062 was sent for surgery yesterday to Boston. This turtle was named Centaurus because of the large crack in the carapace (as seen below) resembling a "black hole". Read more about the naming theme here.
The necrotic bone and tissue that surrounded this fracture did not allow for a repair that would have the two sides placed back together and set to allow possible regrowth and closure. After looking at the wound and getting the best views inside of it, we decided to trim the necrotic bone so that it would become flush with the soft tissue that we could see inside of the wound.
Above you can see us getting ready for surgery. Because the turtle will be anesthestisized for the surgery we need to take a heart rate, which is what Kurt is doing on the left. This is done prior to during and after the procedure. On the right Katie is prepping the site that will be worked on. Ulrika is doing a great job restraining the turtle in both photos.

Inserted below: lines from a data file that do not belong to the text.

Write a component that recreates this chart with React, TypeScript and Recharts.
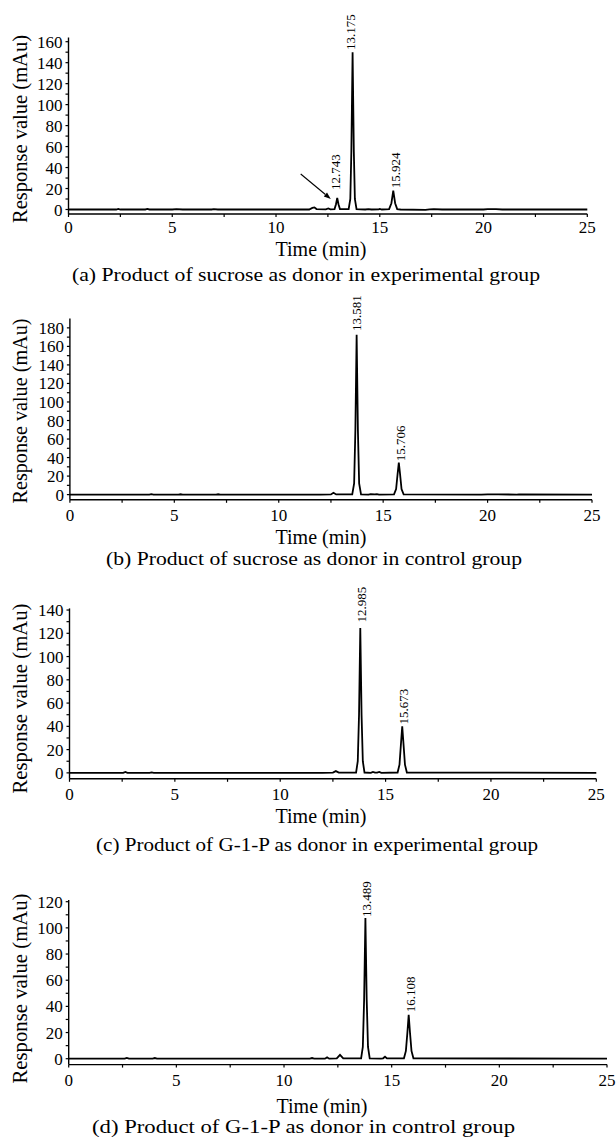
import React from 'react';
import { LineChart, Line, XAxis, YAxis, ReferenceDot, ReferenceLine } from 'recharts';

const FONT = '"Liberation Serif", "Times New Roman", serif';

const xTicks = [0, 2.5, 5, 7.5, 10, 12.5, 15, 17.5, 20, 22.5, 25];

// (a) sucrose, experimental
const timeA = [0, 2.3, 2.4, 2.5, 3.7, 3.8, 3.9, 5.0, 5.2, 5.5, 6.9, 7.0, 7.2, 11.6, 11.75, 11.85, 11.95, 12.4, 12.52, 12.62, 12.82, 12.89, 12.95, 13.01, 13.08, 13.5, 13.58, 13.63, 13.69, 13.75, 13.8, 13.88, 14.3, 14.45, 14.6, 14.95, 15.0, 15.1, 15.45, 15.56, 15.65, 15.74, 15.84, 16.0, 17.2, 17.4, 17.6, 18.0, 20.0, 20.2, 20.6, 20.9, 25];
const signalA = [0, 0, 0.6, 0, 0, 0.5, 0, 0, 0.4, 0, 0, 0.3, 0, 0, 1.5, 2, 0.4, 0.2, 1, 0.2, 0.4, 5, 11, 5, 0.4, 0.3, 10, 55, 150, 55, 10, 0.3, 0, 0.4, 0, 0.2, 0.6, 0, 0.3, 6, 18, 6, 0.4, 0, -0.3, 0.2, 0.3, 0, 0, 0.4, 0.3, 0, 0];
const yTicksA = [0, 10, 20, 30, 40, 50, 60, 70, 80, 90, 100, 110, 120, 130, 140, 150, 160];
const peakTimeA = [12.84, 13.6, 15.73];
const peakTopA = [18.6, 152, 20.2];
const peakTextA = ['12.743', '13.175', '15.924'];
const arrowA = [{ x: 11.19, y: 33.8 }, { x: 12.64, y: 10 }];

// (b) sucrose, control
const timeB = [0, 3.8, 3.9, 4.0, 5.2, 5.3, 5.4, 7.0, 7.1, 7.2, 12.0, 12.5, 12.62, 12.75, 13.52, 13.61, 13.67, 13.73, 13.79, 13.85, 13.94, 14.3, 14.4, 14.6, 14.7, 14.8, 15.52, 15.62, 15.69, 15.75, 15.81, 15.88, 15.98, 19.7, 20.0, 20.5, 21.4, 21.5, 25];
const signalB = [0, 0, 0.5, 0, 0, 0.4, 0, 0, 0.4, 0, 0, 0.2, 2, 0.2, 0.3, 12, 70, 172.5, 70, 12, 0.3, 0, 0.5, 0.3, 0.5, 0, 0.3, 6, 22, 34.5, 22, 6, 0.3, 0, 0.3, 0.3, 0, 0.3, 0];
const yTicksB = [0, 10, 20, 30, 40, 50, 60, 70, 80, 90, 100, 110, 120, 130, 140, 150, 160, 170, 180];
const peakTimeB = [13.73, 15.81];
const peakTopB = [176.5, 36];
const peakTextB = ['13.581', '15.706'];

// (c) G-1-P, experimental
const timeC = [0, 2.55, 2.65, 2.75, 3.8, 3.9, 4.0, 12.0, 12.5, 12.64, 12.78, 13.6, 13.68, 13.74, 13.8, 13.86, 13.92, 14.0, 14.3, 14.4, 14.5, 14.6, 14.7, 14.8, 15.57, 15.66, 15.73, 15.79, 15.85, 15.92, 16.01, 25];
const signalC = [0, 0, 0.8, 0, 0, 0.4, 0, 0, 0.2, 1.5, 0.2, 0.3, 10, 50, 124.5, 50, 10, 0.3, 0, 0.8, 0.2, 0.2, 0.8, 0, 0.3, 7, 25, 40, 25, 7, 0.3, 0];
const yTicksC = [0, 10, 20, 30, 40, 50, 60, 70, 80, 90, 100, 110, 120, 130, 140];
const peakTimeC = [13.85, 15.85];
const peakTopC = [129.3, 41.5];
const peakTextC = ['12.985', '15.673'];

// (d) G-1-P, control
const timeD = [0, 2.6, 2.7, 2.8, 3.9, 4.0, 4.1, 11.2, 11.3, 11.4, 11.9, 12.0, 12.1, 12.45, 12.6, 12.75, 13.58, 13.66, 13.72, 13.78, 13.84, 13.9, 13.98, 14.5, 14.6, 14.69, 14.78, 15.57, 15.66, 15.73, 15.79, 15.85, 15.92, 16.01, 25];
const signalD = [0, 0, 0.6, 0, 0, 0.5, 0, 0, 0.5, 0, 0, 1, 0, 0.2, 3, 0.2, 0.3, 9, 45, 107.5, 45, 9, 0.3, 0, 0.3, 1.5, 0.2, 0.3, 6, 20, 33.6, 20, 6, 0.3, 0];
const yTicksD = [0, 10, 20, 30, 40, 50, 60, 70, 80, 90, 100, 110, 120];
const peakTimeD = [13.82, 15.85];
const peakTopD = [108.3, 35.6];
const peakTextD = ['13.489', '16.108'];

const captions = [
  '(a) Product of sucrose as donor in experimental group',
  '(b) Product of sucrose as donor in control group',
  '(c) Product of G-1-P as donor in experimental group',
  '(d) Product of G-1-P as donor in control group',
];

// axis boxes reserved inside the margins
const Y_AXIS_W = 40;
const X_AXIS_H = 30;

const peakLabel = (text: string) => (props: any) => {
  const vb = props.viewBox || {};
  const x = vb.x + (vb.width || 0) / 2;
  const y = vb.y + (vb.height || 0) / 2;
  return (
    <text
      x={x}
      y={y}
      dy="0.36em"
      transform={`rotate(-90 ${x} ${y})`}
      fontSize={13}
      fontFamily={FONT}
      fill="#000"
    >
      {text}
    </text>
  );
};

const arrowShape = (p: any) => {
  const { x1, y1, x2, y2 } = p;
  const ang = Math.atan2(y2 - y1, x2 - x1);
  const len = 7;
  const half = 2.5;
  const bx = x2 - len * Math.cos(ang);
  const by = y2 - len * Math.sin(ang);
  const pts = `${x2},${y2} ${bx + half * Math.sin(ang)},${by - half * Math.cos(ang)} ${bx - half * Math.sin(ang)},${by + half * Math.cos(ang)}`;
  return (
    <g>
      <line x1={x1} y1={y1} x2={bx} y2={by} stroke="#000" strokeWidth={1.1} />
      <polygon points={pts} fill="#000" />
    </g>
  );
};

interface PanelProps {
  top: number;
  height: number;
  plot: { top: number; right: number; bottom: number; left: number };
  domain: [number, number];
  xTickMargin: number;
  times: number[];
  signal: number[];
  yTicks: number[];
  peakTimes: number[];
  peakTops: number[];
  peakTexts: string[];
  arrow?: { x: number; y: number }[];
  yLabel: { x: number; y: number; len: number };
  timeLabel: { x: number; y: number };
  caption: { text: string; x: number; y: number; len: number };
}

const Panel = (p: PanelProps) => {
  const data = p.times.map((t, i) => ({ t, v: p.signal[i] }));
  const tickStyle = { fill: '#000', fontSize: 17, fontFamily: FONT };
  const margin = {
    top: p.plot.top,
    right: p.plot.right,
    bottom: p.plot.bottom - X_AXIS_H,
    left: p.plot.left - Y_AXIS_W,
  };
  return (
    <div style={{ position: 'absolute', left: 0, top: p.top, width: 616, height: p.height }}>
      <LineChart width={616} height={p.height} data={data} margin={margin}>
        <XAxis
          dataKey="t"
          type="number"
          domain={[0, 25]}
          ticks={xTicks}
          interval={0}
          height={X_AXIS_H}
          tickSize={3}
          tickMargin={p.xTickMargin}
          tickFormatter={(v: number) => (v % 5 === 0 ? String(v) : '')}
          tick={tickStyle}
          axisLine={{ stroke: '#000', strokeWidth: 1.4 }}
          tickLine={{ stroke: '#000', strokeWidth: 1.2 }}
        />
        <YAxis
          type="number"
          domain={p.domain}
          ticks={p.yTicks}
          interval={0}
          width={Y_AXIS_W}
          allowDataOverflow
          tickSize={3}
          tickMargin={3}
          tickFormatter={(v: number) => (v % 20 === 0 ? String(v) : '')}
          tick={tickStyle}
          axisLine={{ stroke: '#000', strokeWidth: 1.4 }}
          tickLine={{ stroke: '#000', strokeWidth: 1.2 }}
        />
        <Line
          type="linear"
          dataKey="v"
          stroke="#000"
          strokeWidth={1.8}
          dot={false}
          isAnimationActive={false}
        />
        {p.peakTimes.map((t, i) => (
          <ReferenceDot
            key={p.peakTexts[i]}
            x={t}
            y={p.peakTops[i]}
            r={0}
            fill="none"
            stroke="none"
            label={peakLabel(p.peakTexts[i])}
          />
        ))}
        {p.arrow && <ReferenceLine segment={p.arrow} shape={arrowShape} />}
      </LineChart>
      <svg
        width={616}
        height={p.height}
        style={{ position: 'absolute', left: 0, top: 0, pointerEvents: 'none' }}
      >
        <text
          x={p.yLabel.x}
          y={p.yLabel.y}
          dy="0.35em"
          textAnchor="middle"
          transform={`rotate(-90 ${p.yLabel.x} ${p.yLabel.y})`}
          fontSize={20}
          fontFamily={FONT}
          textLength={p.yLabel.len}
          lengthAdjust="spacingAndGlyphs"
        >
          Response value (mAu)
        </text>
        <text
          x={p.timeLabel.x}
          y={p.timeLabel.y}
          dy="0.35em"
          textAnchor="middle"
          fontSize={20}
          fontFamily={FONT}
        >
          Time (min)
        </text>
        <text
          x={p.caption.x}
          y={p.caption.y}
          dy="0.35em"
          textAnchor="middle"
          fontSize={19}
          fontFamily={FONT}
          textLength={p.caption.len}
          lengthAdjust="spacingAndGlyphs"
        >
          {p.caption.text}
        </text>
      </svg>
    </div>
  );
};

export default function App() {
  return (
    <div style={{ position: 'absolute', left: 0, top: 0, width: 616, height: 1139, background: '#fff' }}>
      <Panel
        top={0}
        height={290}
        plot={{ top: 37.5, right: 28.7, bottom: 76, left: 68.5 }}
        domain={[-4.3, 164]}
        xTickMargin={3.6}
        times={timeA}
        signal={signalA}
        yTicks={yTicksA}
        peakTimes={peakTimeA}
        peakTops={peakTopA}
        peakTexts={peakTextA}
        arrow={arrowA}
        yLabel={{ x: 20, y: 129, len: 188 }}
        timeLabel={{ x: 321, y: 249 }}
        caption={{ text: captions[0], x: 306, y: 274, len: 468 }}
      />
      <Panel
        top={290}
        height={280}
        plot={{ top: 28.6, right: 24, bottom: 70.2, left: 69.9 }}
        domain={[-5.6, 190]}
        xTickMargin={6.5}
        times={timeB}
        signal={signalB}
        yTicks={yTicksB}
        peakTimes={peakTimeB}
        peakTops={peakTopB}
        peakTexts={peakTextB}
        yLabel={{ x: 20, y: 121, len: 185 }}
        timeLabel={{ x: 321, y: 247 }}
        caption={{ text: captions[1], x: 314, y: 268, len: 416 }}
      />
      <Panel
        top={570}
        height={290}
        plot={{ top: 38.4, right: 19.7, bottom: 81.2, left: 69.5 }}
        domain={[-5.1, 141.4]}
        xTickMargin={6.5}
        times={timeC}
        signal={signalC}
        yTicks={yTicksC}
        peakTimes={peakTimeC}
        peakTops={peakTopC}
        peakTexts={peakTextC}
        yLabel={{ x: 20, y: 128.5, len: 190 }}
        timeLabel={{ x: 321, y: 246 }}
        caption={{ text: captions[2], x: 317, y: 274.4, len: 442 }}
      />
      <Panel
        top={860}
        height={279}
        plot={{ top: 40, right: 9, bottom: 74.4, left: 68.7 }}
        domain={[-4.5, 121.3]}
        xTickMargin={6.5}
        times={timeD}
        signal={signalD}
        yTicks={yTicksD}
        peakTimes={peakTimeD}
        peakTops={peakTopD}
        peakTexts={peakTextD}
        yLabel={{ x: 20, y: 128.5, len: 190 }}
        timeLabel={{ x: 322, y: 245.5 }}
        caption={{ text: captions[3], x: 303.5, y: 266.5, len: 423 }}
      />
    </div>
  );
}
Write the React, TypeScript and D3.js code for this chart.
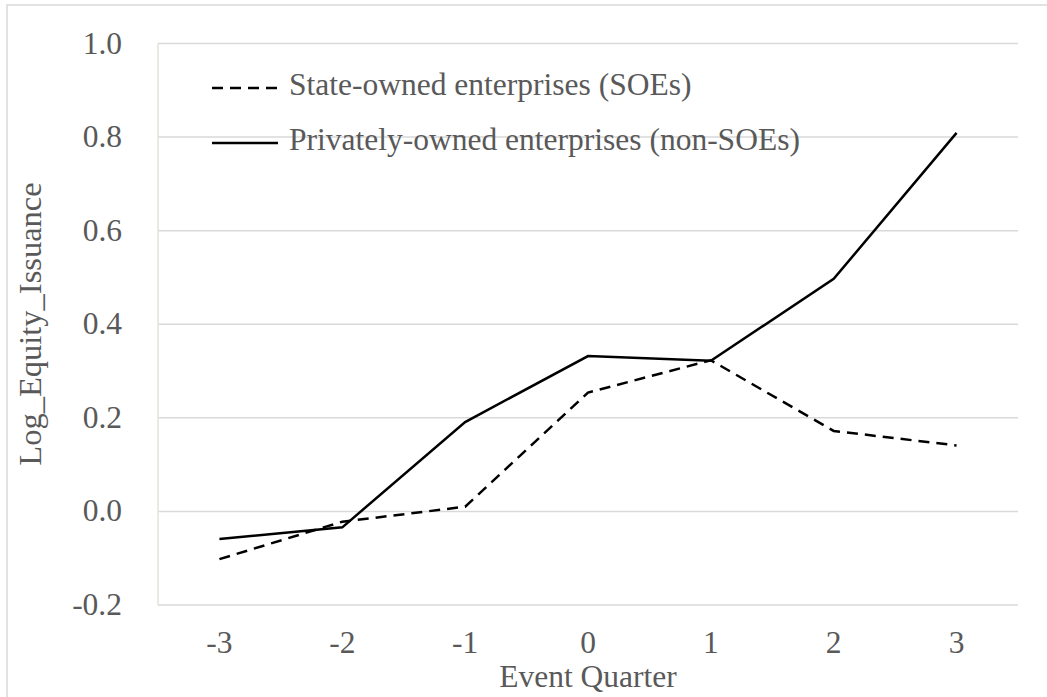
import React from "react";
import * as d3 from "d3";

const quarters = ["-3", "-2", "-1", "0", "1", "2", "3"];
const soeValues = [-0.102, -0.022, 0.01, 0.254, 0.323, 0.172, 0.141];
const nonSoeValues = [-0.059, -0.034, 0.191, 0.332, 0.322, 0.497, 0.809];
const yTicks = [-0.2, 0.0, 0.2, 0.4, 0.6, 0.8, 1.0];
const seriesNames = ["State-owned enterprises (SOEs)", "Privately-owned enterprises (non-SOEs)"];

const W = 1047;
const H = 697;
const FONT = "'Liberation Serif', 'Times New Roman', serif";
const TEXT = "#595959";
const FS = 31.5;

export default function App() {
  const x = d3.scaleBand<string>().domain(quarters).range([158, 1018]);
  const y = d3.scaleLinear().domain([-0.2, 1.0]).range([605, 43.5]);
  const cx = (q: string) => (x(q) as number) + x.bandwidth() / 2;
  const line = d3
    .line<number>()
    .x((_, i) => cx(quarters[i]))
    .y((v) => y(v));

  const ts = { fontFamily: FONT, fill: TEXT } as React.CSSProperties;

  return (
    <svg
      width={W}
      height={H}
      style={{ position: "absolute", left: 0, top: 0, display: "block", background: "#fff" }}
    >
      <rect x={7} y={5} width={1100} height={800} fill="#fff" stroke="#d9d9d9" strokeWidth={1.5} />
      {yTicks.map((t) => (
        <line key={t} x1={158} x2={1018} y1={y(t)} y2={y(t)} stroke="#d9d9d9" strokeWidth={1.5} />
      ))}
      <line x1={158} x2={158} y1={y(1.0)} y2={y(-0.2)} stroke="#e6e2da" strokeWidth={1.5} />
      {yTicks.map((t) => (
        <text key={"l" + t} x={122} y={y(t) + 10} textAnchor="end" fontSize={FS} style={ts}>
          {d3.format(".1f")(t).replace("−", "-")}
        </text>
      ))}
      {quarters.map((q) => (
        <text key={"x" + q} x={cx(q)} y={653} textAnchor="middle" fontSize={FS} style={ts}>
          {q}
        </text>
      ))}
      <text x={588} y={687} textAnchor="middle" fontSize={FS} style={ts}>
        Event Quarter
      </text>
      <text
        transform={`translate(41, 324) rotate(-90)`}
        textAnchor="middle"
        fontSize={32.5}
        style={ts}
      >
        Log_Equity_Issuance
      </text>
      <path d={line(soeValues) || ""} fill="none" stroke="#000" strokeWidth={2.5} strokeDasharray="11,7" />
      <path d={line(nonSoeValues) || ""} fill="none" stroke="#000" strokeWidth={2.5} />
      <line x1={212} x2={278} y1={88} y2={88} stroke="#000" strokeWidth={2.5} strokeDasharray="11,7" />
      <line x1={212} x2={278} y1={143} y2={143} stroke="#000" strokeWidth={2.5} />
      <text x={289} y={95} fontSize={FS} style={ts}>
        {seriesNames[0]}
      </text>
      <text x={289} y={150} fontSize={FS} style={ts}>
        {seriesNames[1]}
      </text>
    </svg>
  );
}
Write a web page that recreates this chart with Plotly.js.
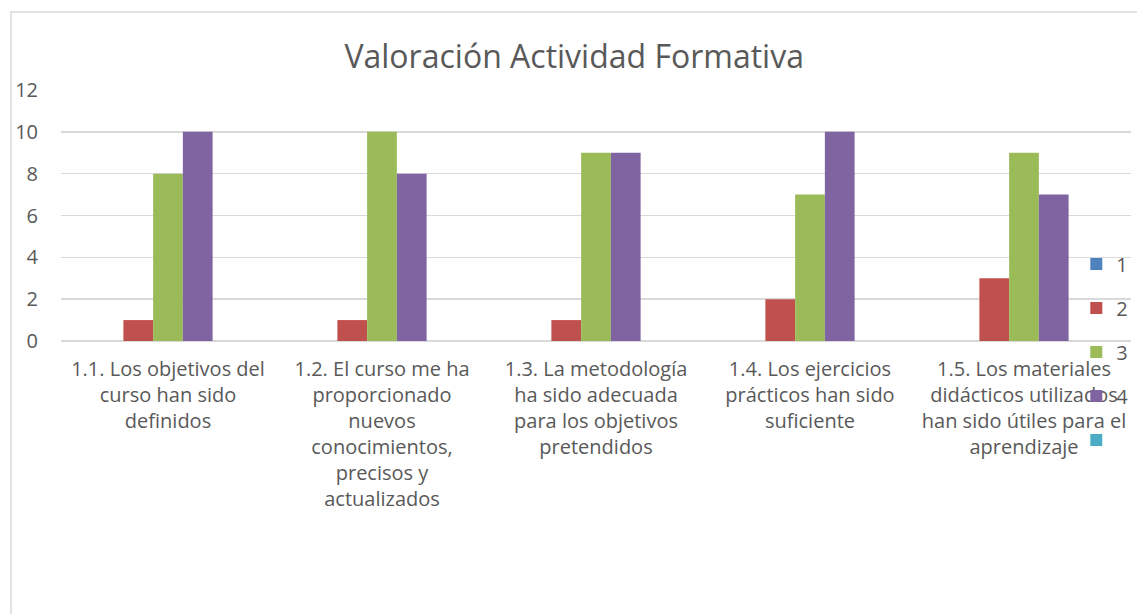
<!DOCTYPE html>
<html>
<head>
<meta charset="utf-8">
<script src="https://cdn.plot.ly/plotly-3.0.1.min.js"></script>
<style>
  html, body { margin: 0; padding: 0; background: #fff; }
  #chart { width: 1137px; height: 614px; }
</style>
</head>
<body>
<div id="chart"></div>
<script>
// categories (line breaks as in the original axis labels)
const categories = [
  "1.1. Los objetivos del<br>curso han sido<br>definidos",
  "1.2. El curso me ha<br>proporcionado<br>nuevos<br>conocimientos,<br>precisos y<br>actualizados",
  "1.3. La metodología<br>ha sido adecuada<br>para los objetivos<br>pretendidos",
  "1.4. Los ejercicios<br>prácticos han sido<br>suficiente",
  "1.5. Los materiales<br>didácticos utilizados<br>han sido útiles para el<br>aprendizaje"
];

// one array per rating series
const seriesNames = ["1", "2", "3", "4", ""];
const rating1 = [0, 0, 0, 0, 0];
const rating2 = [1, 1, 1, 2, 3];
const rating3 = [8, 10, 9, 7, 9];
const rating4 = [10, 8, 9, 10, 7];
const rating5 = [0, 0, 0, 0, 0];

const yTicks = [0, 2, 4, 6, 8, 10, 12];

const colors = ["#4F81BD", "#C0504D", "#9BBB59", "#8064A2", "#4BACC6"];
const textColor = "#595959";
const gridColor = "#d9d9d9";
const font = "'Open Sans', 'DejaVu Sans', sans-serif";

const allSeries = [rating1, rating2, rating3, rating4, rating5];

const traces = allSeries.map((vals, i) => ({
  type: "bar",
  x: categories,
  y: vals,
  name: seriesNames[i],
  legendgroup: "g" + i,
  marker: { color: colors[i], line: { width: 0 } },
  hoverinfo: "x+y+name"
}));

const layout = {
  width: 1137,
  height: 614,
  paper_bgcolor: "#fff",
  plot_bgcolor: "#fff",
  font: { family: font, color: textColor, size: 20 },
  margin: { l: 61, r: 5, t: 90, b: 273 },
  title: {
    text: "Valoración Actividad Formativa",
    font: { size: 32, color: textColor, family: font },
    x: 0.505, xanchor: "center",
    y: 0.907, yanchor: "middle"
  },
  barmode: "group",
  bargap: 0.305,
  bargroupgap: 0,
  showlegend: true,
  legend: {
    x: 0.948, xanchor: "left",
    y: 0.384, yanchor: "top",
    bgcolor: "rgba(0,0,0,0)",
    font: { size: 20, color: textColor },
    tracegroupgap: 15,
    itemwidth: 30
  },
  xaxis: {
    type: "category",
    showline: false,
    showgrid: false,
    ticks: "",
    ticklabelstandoff: 14,
    tickangle: 0,
    tickfont: { size: 20, color: textColor }
  },
  yaxis: {
    range: [0, 12],
    tickvals: yTicks,
    showgrid: true,
    gridcolor: gridColor,
    gridwidth: 1.5,
    zeroline: true,
    zerolinecolor: gridColor,
    zerolinewidth: 1.5,
    showline: false,
    ticks: "",
    ticklabelstandoff: 22,
    tickfont: { size: 20, color: textColor }
  },
  shapes: [{
    type: "rect",
    xref: "paper", yref: "paper",
    x0: -0.0467, x1: 1.2,
    y0: -1.5, y1: 1.311,
    line: { color: gridColor, width: 1.5 },
    fillcolor: "rgba(0,0,0,0)",
    layer: "below"
  }]
};

Plotly.newPlot("chart", traces, layout, { displayModeBar: false, staticPlot: true });
</script>
</body>
</html>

As with most surgeries and procedures done in the Aquarium, you can see it in the medical center and projected on several monitors.
Above you can see the turtle with an intubation tube and Dr. Innis starting to repair the fracture site. Below he touches up the shell.
You can see the before and after photos. Dr. Innis did a great job as usual on Centaurus.
Centaurus took a little longer to come out of anesthesia and had to be intubated and have slight stimulation to the carapace to help wake the turtle up.
Final heart rate check showing a strong heart beat! The turtle was returned to the water the same day and is swimming and looking good. The surgery also did not decrease its appetite as it has been reported he (or she) ate well today.
Now we will monitor clean and debride the scab tissue and look forward to seeing what happens next with the healing process of the shell.